Without drastic action, they see little hope of turning the economy around in the next 14 months. And they concede Republicans, who are feeling more confident about winning back the White House next year, will block all of Obama’s ambitious plans.

Republicans counter that they agree with Obama that three pending trade agreements, with South Korea, Colombia and Panama, would create jobs. Those deals are expected to move later this year.

The worst scenario for many liberal Democrats would be if Obama proposes a modest, centrist approach that does little to encourage new hiring and gives them little ammunition against Republicans in the months ahead.

Rep. Marcy Kaptur (D-Ohio) said she wants Obama to emphasize incentives for domestically manufactured goods and stripping incentives for companies that outsource production overseas.

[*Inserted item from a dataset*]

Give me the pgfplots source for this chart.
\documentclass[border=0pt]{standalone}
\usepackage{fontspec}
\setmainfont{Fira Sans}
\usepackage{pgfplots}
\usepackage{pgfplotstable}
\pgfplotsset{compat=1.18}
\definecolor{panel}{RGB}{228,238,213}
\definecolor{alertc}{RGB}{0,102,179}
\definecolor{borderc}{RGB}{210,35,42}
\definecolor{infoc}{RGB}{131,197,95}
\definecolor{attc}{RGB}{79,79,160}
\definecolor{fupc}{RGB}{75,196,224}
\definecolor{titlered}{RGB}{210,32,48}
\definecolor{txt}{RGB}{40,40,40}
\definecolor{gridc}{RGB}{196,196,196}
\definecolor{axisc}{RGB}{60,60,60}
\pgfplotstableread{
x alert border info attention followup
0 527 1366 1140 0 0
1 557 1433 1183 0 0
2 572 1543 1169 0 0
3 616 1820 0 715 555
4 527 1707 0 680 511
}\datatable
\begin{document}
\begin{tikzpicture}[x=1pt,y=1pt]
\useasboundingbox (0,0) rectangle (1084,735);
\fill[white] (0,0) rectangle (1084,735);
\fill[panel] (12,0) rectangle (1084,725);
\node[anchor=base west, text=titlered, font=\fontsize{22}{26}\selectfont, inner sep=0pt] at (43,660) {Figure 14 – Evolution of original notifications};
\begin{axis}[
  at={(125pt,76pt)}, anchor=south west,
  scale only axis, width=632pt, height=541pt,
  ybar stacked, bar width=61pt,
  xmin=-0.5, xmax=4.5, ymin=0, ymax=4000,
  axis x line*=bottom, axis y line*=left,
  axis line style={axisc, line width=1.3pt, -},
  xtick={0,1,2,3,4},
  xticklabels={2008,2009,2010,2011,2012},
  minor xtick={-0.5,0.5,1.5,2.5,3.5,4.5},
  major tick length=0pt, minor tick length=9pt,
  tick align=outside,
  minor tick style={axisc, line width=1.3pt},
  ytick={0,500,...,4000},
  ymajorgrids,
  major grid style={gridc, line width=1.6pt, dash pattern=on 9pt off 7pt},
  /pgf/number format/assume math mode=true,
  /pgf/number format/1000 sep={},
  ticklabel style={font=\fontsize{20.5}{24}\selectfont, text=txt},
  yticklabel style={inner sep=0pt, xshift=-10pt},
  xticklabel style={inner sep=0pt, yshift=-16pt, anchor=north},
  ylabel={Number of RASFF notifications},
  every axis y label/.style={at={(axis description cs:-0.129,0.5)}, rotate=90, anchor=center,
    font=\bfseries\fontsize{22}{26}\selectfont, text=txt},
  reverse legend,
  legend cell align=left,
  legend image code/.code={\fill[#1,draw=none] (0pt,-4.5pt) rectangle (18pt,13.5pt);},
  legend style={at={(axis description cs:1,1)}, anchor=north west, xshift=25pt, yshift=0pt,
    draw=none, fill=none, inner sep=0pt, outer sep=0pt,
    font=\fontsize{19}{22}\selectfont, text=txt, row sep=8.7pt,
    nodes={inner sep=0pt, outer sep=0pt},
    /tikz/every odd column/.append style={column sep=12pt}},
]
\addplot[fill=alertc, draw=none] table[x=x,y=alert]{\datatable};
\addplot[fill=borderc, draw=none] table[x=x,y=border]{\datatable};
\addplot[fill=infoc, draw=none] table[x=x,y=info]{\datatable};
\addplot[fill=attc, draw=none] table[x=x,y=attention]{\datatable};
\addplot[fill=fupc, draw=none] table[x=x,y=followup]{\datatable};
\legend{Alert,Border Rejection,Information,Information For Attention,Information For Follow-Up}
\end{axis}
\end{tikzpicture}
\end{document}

She also wants Obama to endorse and Congress to appropriate $16 billion immediately for a civilian conservation corps that would be led by unemployed military veterans.

Former Sen. Byron Dorgan (D-N.D.) said Obama should throw his support behind a made-in-America initiative that would provide incentives for companies that hire workers in this country. Like Kaptur, he says the Congress should do everything it can to eliminate incentives for companies that move production facilities overseas and outsource U.S. jobs.

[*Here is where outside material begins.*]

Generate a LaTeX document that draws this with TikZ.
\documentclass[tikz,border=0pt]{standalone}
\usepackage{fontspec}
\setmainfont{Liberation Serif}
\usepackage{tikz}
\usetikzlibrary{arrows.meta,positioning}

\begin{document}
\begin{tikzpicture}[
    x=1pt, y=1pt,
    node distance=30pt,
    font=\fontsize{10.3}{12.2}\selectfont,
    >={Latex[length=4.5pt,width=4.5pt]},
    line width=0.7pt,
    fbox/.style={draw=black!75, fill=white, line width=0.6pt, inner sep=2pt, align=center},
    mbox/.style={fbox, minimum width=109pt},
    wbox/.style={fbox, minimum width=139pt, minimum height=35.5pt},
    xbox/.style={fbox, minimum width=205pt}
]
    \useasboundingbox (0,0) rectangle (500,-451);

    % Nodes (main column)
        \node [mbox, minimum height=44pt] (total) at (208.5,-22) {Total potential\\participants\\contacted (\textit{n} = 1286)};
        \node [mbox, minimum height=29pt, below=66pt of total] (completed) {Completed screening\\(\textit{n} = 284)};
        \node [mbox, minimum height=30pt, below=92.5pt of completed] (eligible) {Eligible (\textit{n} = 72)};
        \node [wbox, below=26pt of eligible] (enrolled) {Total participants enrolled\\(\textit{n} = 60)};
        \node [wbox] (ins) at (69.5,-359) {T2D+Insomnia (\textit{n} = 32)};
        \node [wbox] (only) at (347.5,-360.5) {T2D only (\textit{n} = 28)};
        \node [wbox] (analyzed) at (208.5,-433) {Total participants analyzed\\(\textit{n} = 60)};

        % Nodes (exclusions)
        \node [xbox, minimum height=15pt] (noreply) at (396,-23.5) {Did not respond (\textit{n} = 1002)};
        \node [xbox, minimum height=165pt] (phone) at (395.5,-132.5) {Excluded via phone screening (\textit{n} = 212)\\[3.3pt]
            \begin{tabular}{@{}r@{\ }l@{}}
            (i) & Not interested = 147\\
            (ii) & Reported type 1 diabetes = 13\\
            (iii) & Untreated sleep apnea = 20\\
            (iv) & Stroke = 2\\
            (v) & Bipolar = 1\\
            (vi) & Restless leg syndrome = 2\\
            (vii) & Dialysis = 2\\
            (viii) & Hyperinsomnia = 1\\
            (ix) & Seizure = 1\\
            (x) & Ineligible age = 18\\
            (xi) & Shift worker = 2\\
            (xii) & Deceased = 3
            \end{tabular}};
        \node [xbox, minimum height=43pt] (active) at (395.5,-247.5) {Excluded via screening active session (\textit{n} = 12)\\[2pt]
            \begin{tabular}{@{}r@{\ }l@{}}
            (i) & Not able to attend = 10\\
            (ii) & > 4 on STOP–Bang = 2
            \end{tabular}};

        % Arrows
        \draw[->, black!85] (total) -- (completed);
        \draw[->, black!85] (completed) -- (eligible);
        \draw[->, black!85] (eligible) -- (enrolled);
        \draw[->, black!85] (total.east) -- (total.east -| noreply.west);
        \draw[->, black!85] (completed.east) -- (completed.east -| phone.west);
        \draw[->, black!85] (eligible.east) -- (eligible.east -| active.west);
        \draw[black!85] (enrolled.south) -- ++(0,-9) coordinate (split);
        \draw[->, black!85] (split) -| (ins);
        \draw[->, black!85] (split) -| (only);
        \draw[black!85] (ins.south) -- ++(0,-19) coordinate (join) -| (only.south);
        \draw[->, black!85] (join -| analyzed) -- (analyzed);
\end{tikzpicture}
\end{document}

“The country needs to see this as a very big crisis. You can’t nibble around the edges,” Dorgan said. “The president doesn’t have a choice but to be very bold.”

Still, Dorgan realizes the political realities: “The things we’ve seen from Congress [do not] suggest that very much can happen.”

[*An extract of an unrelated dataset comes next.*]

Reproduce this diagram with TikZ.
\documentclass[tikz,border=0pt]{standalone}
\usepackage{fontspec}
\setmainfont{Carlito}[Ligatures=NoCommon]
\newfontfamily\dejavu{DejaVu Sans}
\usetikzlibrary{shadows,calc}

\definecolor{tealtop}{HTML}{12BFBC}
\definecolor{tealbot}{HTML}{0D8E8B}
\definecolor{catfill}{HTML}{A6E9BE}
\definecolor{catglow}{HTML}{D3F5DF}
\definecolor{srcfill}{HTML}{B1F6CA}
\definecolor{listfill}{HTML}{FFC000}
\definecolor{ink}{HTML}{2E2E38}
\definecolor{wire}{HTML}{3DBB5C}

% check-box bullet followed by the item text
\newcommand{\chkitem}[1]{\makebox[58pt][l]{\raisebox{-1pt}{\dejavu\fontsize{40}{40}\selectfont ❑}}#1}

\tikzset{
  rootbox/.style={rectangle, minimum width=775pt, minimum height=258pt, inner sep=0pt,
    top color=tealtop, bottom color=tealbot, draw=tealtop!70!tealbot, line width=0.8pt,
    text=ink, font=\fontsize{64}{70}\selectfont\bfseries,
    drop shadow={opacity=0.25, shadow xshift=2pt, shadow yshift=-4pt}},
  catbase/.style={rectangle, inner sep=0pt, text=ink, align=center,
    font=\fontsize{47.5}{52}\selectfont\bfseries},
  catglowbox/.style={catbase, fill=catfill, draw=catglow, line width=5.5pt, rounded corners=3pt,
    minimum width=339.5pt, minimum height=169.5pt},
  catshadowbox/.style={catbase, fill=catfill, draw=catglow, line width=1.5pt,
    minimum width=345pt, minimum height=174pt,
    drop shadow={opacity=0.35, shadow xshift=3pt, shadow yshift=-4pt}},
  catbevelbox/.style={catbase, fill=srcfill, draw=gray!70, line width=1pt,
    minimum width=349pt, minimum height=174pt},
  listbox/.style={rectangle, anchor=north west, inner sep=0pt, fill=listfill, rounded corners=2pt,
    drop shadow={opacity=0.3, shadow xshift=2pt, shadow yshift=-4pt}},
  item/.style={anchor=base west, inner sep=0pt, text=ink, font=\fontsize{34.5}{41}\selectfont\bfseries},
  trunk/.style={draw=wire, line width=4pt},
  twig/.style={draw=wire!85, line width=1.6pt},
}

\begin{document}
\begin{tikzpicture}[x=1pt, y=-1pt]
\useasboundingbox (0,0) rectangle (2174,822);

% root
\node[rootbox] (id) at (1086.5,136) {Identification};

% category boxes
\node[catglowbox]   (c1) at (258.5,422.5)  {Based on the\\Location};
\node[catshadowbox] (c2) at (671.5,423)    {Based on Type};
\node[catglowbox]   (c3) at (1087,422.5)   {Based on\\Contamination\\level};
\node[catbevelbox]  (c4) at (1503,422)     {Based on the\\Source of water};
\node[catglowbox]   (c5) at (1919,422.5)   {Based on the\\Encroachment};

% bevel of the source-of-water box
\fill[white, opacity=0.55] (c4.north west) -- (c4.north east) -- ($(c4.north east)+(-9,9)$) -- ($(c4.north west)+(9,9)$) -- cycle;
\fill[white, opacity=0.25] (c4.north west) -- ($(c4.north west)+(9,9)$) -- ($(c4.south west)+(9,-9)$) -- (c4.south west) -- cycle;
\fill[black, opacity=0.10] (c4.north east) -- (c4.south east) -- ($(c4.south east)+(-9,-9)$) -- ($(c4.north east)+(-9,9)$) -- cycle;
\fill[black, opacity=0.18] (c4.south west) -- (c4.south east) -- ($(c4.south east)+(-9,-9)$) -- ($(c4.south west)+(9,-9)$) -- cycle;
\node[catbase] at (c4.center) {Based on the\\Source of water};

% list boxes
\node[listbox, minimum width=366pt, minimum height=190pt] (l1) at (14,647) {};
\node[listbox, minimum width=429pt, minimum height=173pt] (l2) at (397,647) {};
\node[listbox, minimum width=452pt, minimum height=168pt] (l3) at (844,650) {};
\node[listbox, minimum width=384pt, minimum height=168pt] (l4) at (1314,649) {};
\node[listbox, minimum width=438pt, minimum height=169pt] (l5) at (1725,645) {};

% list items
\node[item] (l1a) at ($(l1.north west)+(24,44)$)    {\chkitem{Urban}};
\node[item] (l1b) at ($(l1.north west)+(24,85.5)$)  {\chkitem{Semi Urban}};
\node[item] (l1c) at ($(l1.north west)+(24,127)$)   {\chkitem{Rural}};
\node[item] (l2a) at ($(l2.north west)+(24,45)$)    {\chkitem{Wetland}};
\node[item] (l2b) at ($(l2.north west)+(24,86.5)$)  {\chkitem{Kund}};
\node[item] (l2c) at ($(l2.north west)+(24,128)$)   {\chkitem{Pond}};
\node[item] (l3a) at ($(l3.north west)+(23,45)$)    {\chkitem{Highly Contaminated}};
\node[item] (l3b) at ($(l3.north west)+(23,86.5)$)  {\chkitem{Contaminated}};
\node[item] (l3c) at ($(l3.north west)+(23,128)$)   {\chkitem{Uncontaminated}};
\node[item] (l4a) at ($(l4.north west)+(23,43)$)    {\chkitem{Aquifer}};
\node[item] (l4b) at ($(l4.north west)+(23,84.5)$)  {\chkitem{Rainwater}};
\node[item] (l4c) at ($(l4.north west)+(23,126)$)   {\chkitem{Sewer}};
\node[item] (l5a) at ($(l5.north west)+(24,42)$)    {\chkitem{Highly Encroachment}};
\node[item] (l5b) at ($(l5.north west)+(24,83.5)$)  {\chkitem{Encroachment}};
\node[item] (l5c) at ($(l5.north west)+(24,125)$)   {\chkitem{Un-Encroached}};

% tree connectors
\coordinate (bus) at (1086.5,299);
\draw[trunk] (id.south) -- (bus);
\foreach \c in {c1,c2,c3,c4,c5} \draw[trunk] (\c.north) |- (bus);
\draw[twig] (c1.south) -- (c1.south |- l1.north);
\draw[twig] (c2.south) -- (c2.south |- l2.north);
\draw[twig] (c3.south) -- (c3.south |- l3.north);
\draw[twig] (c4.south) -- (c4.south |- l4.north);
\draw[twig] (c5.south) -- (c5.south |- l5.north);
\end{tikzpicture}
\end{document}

Baker would like Congress to pass $100 billion a year in state aid to keep teachers, police officers and firefighters on local government payrolls. But he admits that is not likely to happen, given the political environment in Congress.

He thinks it’s more likely Obama could convince Republicans to support a work-share program that would redirect unemployment funds to encourage employers to keep workers at reduced hours and wages instead of firing them, a program that has worked well in Germany.

Jared Bernstein, a senior fellow at the Center for Budget and Policy Priorities and a former top economics official in the Obama administration, said an infrastructure program that addressed the national backlog of school maintenance would be effective. But he admits “it’s going to be a very heavy lift” to pass it through Congress.

Bernstein said he expects Obama to propose extending the payroll tax holiday and unemployment benefits, which he thinks Republicans are likely to accept.

He said those proposals could reduce the 9.1 percent unemployment rate by half to three-quarters of a percentage point. But that would likely fall short of what many Democrats think could be effected by an ambitious stimulus spending program.

Scott Lilly, a senior fellow at the Center for American Progress and the former Democratic staff director of the House Appropriations Committee, said Congress has waited on the private sector for three years to begin creating more jobs, and it has not happened. He said the government needs to borrow and spend more to augment consumer demand.

But he thinks the time for getting Congress to act might have passed.

“I think they’re going to bury their heads in the sand and do absolutely nothing,” Lilly said.